L’ora è arrivata: chi avrà contatti con minori e li seguirà in una qualsiasi attività, dal 6 aprile, dovrà presentare obbligatoriamente il certificato penale. Sul datore di lavoro ricadrà quest’obbligo: non potrà esimersi dal richiederlo al tribunale per i dipendenti o volontari che lavoreranno con questa fascia di età sensibile. Una precauzione — che ha creato panico e disorientamento per la sua modalità di attuazione — per prevenire episodi di abusi sessuali e pornografia minorile. Lo hanno chiamato anche “certificato antipedofilia” e le associazioni culturali, parrocchie, asili, scuole di danza, tutte le realtà che entrano in contatto con i minori dovranno provvedere, pena una sanzione che può andare dai 10 mila ai 15 mila euro.
Il decreto infatti stabilisce che «il certificato penale deve essere richiesto dal soggetto che intenda impiegare al lavoro una persona per lo svolgimento di attività professionali o attività volontarie organizzate che comportino contatti diretti e regolari con minori, al fine di verificare l’esistenza di condanne per taluno dei reati di cui agli articoli 600-bis, 600-ter, 600-quater, 600-quinquies e 609-undecies del codice penale», ossia pornografia, prostituzione, adescamento e violenza ai danni dei minori.

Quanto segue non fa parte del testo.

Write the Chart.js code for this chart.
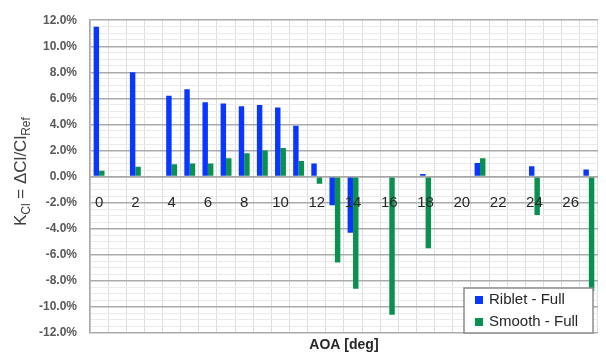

Ma sulla strada per la sua effettuazione si presenta un impedimento di non poco conto: se da un lato parroci, presidenti, direttori dovranno richiedere al tribunale il certificato penale del dipendente — obbligo che non può essere aggirato —, dall’altro esiste in Italia una legge, quella sulla privacy, che così verrebbe violata. Insomma, un circolo vizioso in seno alla stessa legislazione; un vero e proprio grattacapo per chi lavora coi minori.